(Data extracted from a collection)
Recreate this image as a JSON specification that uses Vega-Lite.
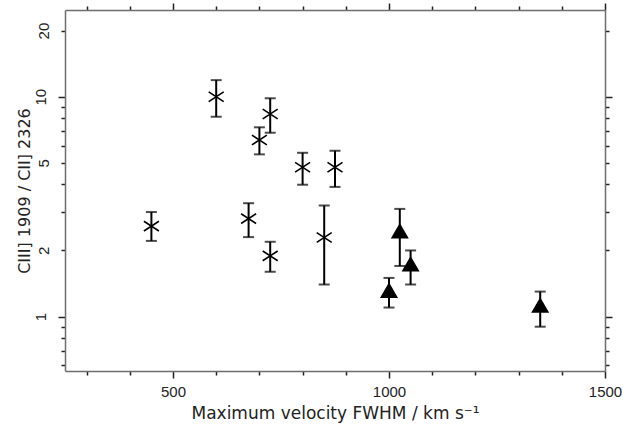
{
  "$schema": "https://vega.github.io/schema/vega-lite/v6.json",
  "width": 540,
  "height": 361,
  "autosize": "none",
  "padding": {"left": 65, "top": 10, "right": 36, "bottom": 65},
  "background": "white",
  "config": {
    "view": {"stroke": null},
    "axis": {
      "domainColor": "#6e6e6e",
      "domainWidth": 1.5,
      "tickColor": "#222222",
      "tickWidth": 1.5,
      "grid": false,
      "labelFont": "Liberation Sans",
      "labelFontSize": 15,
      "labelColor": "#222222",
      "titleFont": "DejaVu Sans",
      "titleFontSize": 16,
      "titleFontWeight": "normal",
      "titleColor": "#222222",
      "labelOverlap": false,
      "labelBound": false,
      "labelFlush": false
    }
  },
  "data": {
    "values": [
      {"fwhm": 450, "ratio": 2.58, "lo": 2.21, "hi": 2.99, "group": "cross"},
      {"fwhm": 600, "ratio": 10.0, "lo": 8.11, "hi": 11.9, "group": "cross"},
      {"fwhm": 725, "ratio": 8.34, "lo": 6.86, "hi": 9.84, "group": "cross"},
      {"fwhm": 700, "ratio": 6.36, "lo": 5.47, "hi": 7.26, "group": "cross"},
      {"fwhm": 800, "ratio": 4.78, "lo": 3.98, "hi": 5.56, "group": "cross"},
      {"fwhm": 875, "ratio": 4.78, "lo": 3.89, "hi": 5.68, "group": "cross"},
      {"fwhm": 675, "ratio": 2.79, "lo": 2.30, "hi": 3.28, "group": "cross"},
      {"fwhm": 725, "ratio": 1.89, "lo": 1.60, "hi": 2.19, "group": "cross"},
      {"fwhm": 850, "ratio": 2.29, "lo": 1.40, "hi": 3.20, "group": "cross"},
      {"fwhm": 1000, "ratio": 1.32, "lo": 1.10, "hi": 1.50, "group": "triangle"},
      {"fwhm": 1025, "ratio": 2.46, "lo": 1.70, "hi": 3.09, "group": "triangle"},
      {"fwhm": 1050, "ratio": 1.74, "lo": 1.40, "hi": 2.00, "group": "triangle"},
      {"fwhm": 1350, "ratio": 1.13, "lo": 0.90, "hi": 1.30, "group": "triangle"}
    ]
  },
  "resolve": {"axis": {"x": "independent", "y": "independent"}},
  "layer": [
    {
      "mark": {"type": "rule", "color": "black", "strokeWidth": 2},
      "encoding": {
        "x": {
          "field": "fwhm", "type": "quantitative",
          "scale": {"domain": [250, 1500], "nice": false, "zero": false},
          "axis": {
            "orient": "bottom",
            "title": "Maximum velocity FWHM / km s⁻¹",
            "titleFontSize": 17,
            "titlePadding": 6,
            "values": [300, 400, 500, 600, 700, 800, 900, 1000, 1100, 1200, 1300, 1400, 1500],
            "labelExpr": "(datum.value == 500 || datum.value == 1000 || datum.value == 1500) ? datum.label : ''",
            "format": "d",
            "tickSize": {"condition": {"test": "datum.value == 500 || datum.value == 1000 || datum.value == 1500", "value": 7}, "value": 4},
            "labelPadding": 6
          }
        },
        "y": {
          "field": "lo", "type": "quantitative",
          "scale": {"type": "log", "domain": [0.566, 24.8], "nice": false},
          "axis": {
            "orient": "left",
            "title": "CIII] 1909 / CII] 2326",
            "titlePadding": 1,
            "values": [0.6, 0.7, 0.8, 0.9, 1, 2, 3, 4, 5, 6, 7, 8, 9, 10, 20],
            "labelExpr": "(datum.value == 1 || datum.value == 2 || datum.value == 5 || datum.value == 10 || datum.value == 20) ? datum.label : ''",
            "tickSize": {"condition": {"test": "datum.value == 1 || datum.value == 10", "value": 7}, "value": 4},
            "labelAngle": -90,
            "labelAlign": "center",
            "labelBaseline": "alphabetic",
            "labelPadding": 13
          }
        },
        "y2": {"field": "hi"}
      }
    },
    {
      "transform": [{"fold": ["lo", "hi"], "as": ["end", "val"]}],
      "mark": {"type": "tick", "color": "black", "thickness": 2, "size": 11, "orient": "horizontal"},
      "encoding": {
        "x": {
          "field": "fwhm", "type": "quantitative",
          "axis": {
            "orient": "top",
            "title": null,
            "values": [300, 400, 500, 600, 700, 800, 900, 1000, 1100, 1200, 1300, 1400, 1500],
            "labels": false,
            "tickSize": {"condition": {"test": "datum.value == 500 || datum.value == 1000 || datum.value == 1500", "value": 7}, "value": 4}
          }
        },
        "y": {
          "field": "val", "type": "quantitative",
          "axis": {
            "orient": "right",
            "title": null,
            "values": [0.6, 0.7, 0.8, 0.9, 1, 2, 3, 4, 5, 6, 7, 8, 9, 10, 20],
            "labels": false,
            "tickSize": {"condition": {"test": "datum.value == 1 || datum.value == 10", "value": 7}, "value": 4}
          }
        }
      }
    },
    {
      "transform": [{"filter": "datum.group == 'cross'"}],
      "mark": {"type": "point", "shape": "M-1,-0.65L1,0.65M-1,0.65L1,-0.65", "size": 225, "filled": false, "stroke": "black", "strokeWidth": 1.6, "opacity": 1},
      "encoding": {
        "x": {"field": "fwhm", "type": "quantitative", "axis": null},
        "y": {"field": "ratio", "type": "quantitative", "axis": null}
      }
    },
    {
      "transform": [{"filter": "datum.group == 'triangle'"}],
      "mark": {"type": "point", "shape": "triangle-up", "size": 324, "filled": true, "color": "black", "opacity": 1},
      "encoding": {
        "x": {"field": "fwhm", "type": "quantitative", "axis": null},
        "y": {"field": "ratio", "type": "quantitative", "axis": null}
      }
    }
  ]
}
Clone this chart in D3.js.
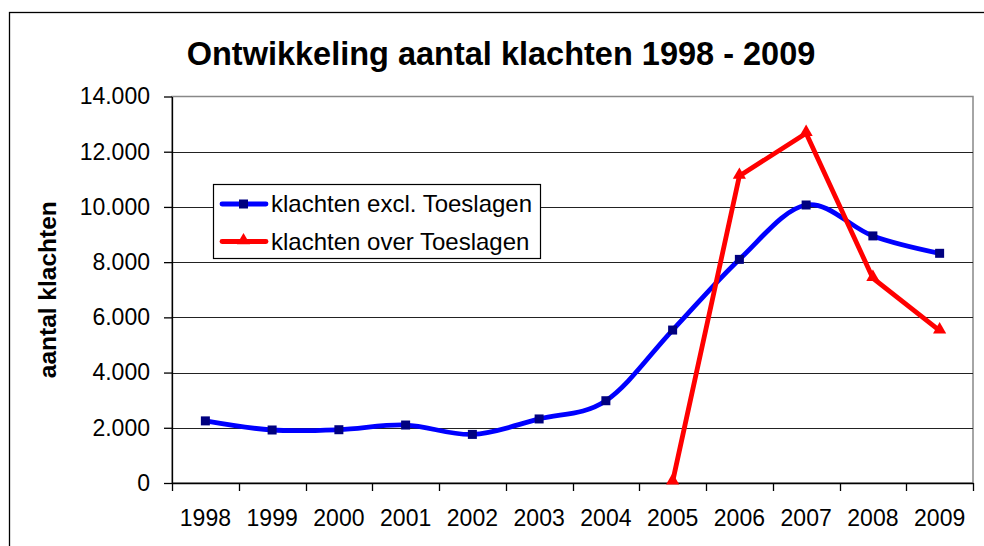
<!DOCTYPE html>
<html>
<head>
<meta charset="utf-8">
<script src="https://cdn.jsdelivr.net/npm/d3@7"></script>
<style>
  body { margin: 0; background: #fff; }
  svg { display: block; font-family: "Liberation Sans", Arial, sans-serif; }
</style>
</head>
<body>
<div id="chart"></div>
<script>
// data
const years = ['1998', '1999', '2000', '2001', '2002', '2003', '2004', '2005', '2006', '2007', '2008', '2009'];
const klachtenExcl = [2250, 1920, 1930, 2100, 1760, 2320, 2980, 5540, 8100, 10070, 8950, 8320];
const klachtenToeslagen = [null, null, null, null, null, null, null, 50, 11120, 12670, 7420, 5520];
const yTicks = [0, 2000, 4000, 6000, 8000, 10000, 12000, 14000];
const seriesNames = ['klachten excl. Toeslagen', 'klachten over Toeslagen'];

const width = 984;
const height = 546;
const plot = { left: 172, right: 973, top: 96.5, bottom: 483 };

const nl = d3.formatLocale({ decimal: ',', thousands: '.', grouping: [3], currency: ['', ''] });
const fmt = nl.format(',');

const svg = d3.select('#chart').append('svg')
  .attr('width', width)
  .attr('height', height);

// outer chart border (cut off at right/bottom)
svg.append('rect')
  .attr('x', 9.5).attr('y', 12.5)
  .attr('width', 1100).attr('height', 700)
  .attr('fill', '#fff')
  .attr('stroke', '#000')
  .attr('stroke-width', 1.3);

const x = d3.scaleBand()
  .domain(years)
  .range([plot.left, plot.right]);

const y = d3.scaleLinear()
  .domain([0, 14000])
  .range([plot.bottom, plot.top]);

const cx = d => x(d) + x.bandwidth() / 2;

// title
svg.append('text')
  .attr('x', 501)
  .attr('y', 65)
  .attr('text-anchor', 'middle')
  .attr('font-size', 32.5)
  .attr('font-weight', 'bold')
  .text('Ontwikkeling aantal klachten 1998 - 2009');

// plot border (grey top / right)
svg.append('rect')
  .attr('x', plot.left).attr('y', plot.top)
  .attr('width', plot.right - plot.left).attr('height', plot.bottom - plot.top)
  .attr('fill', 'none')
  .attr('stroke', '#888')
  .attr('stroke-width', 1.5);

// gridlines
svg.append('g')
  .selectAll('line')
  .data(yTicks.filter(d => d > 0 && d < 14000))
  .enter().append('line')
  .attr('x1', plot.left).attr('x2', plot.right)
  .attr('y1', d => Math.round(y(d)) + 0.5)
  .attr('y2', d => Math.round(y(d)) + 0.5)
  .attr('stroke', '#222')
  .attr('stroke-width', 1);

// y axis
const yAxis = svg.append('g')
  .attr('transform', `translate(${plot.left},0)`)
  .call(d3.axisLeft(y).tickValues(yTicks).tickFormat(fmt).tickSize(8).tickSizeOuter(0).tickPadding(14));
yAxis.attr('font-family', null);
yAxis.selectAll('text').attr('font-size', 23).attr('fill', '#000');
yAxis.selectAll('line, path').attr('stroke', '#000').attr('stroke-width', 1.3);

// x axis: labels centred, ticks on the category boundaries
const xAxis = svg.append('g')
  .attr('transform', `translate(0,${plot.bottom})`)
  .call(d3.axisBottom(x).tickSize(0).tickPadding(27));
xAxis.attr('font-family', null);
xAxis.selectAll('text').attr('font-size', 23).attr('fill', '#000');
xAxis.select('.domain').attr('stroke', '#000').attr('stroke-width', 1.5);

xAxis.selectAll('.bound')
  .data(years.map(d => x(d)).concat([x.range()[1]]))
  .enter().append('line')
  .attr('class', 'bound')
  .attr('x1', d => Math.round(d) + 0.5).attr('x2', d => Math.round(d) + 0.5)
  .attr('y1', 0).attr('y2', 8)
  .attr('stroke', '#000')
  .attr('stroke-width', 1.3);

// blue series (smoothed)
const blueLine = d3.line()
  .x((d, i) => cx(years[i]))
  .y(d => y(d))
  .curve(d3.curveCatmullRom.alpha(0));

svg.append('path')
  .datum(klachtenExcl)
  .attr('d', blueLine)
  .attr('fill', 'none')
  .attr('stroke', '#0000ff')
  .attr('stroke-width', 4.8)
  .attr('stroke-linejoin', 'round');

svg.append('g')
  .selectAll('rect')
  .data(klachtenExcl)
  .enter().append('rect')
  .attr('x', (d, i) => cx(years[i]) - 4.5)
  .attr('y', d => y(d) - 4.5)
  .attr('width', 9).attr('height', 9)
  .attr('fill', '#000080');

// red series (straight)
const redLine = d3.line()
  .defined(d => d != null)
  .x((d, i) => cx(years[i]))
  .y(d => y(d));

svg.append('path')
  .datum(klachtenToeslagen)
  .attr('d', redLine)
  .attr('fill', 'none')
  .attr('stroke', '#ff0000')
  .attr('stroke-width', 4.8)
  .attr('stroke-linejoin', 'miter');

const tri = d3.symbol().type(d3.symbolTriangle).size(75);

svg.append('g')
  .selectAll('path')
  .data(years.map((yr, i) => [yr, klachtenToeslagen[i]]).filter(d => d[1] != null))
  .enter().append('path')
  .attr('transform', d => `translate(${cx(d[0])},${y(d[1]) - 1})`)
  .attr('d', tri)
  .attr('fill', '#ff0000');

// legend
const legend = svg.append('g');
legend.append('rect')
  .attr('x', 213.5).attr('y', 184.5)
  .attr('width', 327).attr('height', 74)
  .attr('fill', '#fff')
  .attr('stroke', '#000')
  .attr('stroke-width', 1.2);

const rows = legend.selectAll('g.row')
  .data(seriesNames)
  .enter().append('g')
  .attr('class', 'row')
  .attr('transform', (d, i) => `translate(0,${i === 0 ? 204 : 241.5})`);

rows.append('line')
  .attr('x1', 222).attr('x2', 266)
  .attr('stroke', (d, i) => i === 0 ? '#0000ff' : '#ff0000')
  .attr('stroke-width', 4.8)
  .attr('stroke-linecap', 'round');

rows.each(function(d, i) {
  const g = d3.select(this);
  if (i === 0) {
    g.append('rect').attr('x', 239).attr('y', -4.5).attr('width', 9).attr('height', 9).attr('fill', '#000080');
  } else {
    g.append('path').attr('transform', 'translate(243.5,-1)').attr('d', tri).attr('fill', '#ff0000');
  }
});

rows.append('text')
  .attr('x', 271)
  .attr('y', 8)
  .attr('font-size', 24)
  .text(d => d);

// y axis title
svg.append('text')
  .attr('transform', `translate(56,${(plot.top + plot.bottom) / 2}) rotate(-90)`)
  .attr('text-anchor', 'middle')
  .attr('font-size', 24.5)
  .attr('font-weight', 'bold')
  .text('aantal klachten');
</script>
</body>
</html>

* _EXERCISE AIM_
Copy each line above that contains the string "chart".

* _RESPONSE_
Clone this chart in D3.js.
<div id="chart"></div>
const svg = d3.select('#chart').append('svg')
// outer chart border (cut off at right/bottom)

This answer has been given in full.